Proof of theorem 1. If $A$ is not invertible, the theorem follows from the previous property.

For any $A \in GL_n(\mathbb{R})$, let $\mu_A : B \mapsto \lambda_n (A \cdot B)$ be a new borelian measure on $\mathbb{R}^n$. Clearly, $\mu_A$ is translation invariant and finite on compact sets, so $\mu_A= \mu_A([0,1]^n) \cdot \lambda_n$ according to the previous lemma.

• Case 1: Suppose that $A$ is a permutation matrix.

Since $A \cdot [0,1]^n= [0,1]^n$, it follows that $\mu_A([0,1]^n)=1=|\det(A)|$.

• Case 2: Suppose that $A$ is a diagonal matrix, say $A= \mathrm{diag}(a_1,\dots,a_n)$.

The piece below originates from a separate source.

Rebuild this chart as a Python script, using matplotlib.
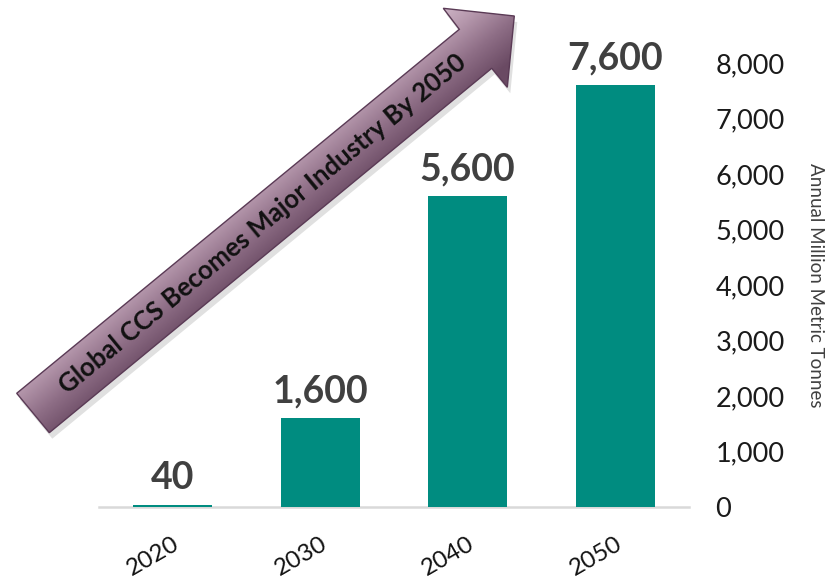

Since $A \cdot [0,1]^n = \prod\limits_{i=1}^n I(a_i)$ where $I(a_i) = [0,a_i]$ if $a_i \geq 0$ and $[a_i,0]$ otherwise,

$\displaystyle \mu_A([0,1]^n)= \prod\limits_{i =1}^n |a_i| = |\det(A)|$.

• Case 3: If $A=J:= \left( \begin{matrix} \begin{matrix} 1&0 \\ 1&1 \end{matrix} & 0 \\ 0 & \begin{matrix} 1& & 0 \\ & \ddots & \\ 0 & & 1 \end{matrix} \end{matrix} \right)$.

Here $A \cdot [0,1]^n = D \times [0,1]^{n-2}$ where $D \subset \mathbb{R}^2$ is the parallelogram whose vertices are $(0,0)$, $(1,1)$, $(1,0)$ and $(1,2)$, hence $\mu_A([0,1]^n)= \lambda_2(D) \cdot \lambda_{n-2}([0,1]^{n-2}) = 1= |\det(A)|$.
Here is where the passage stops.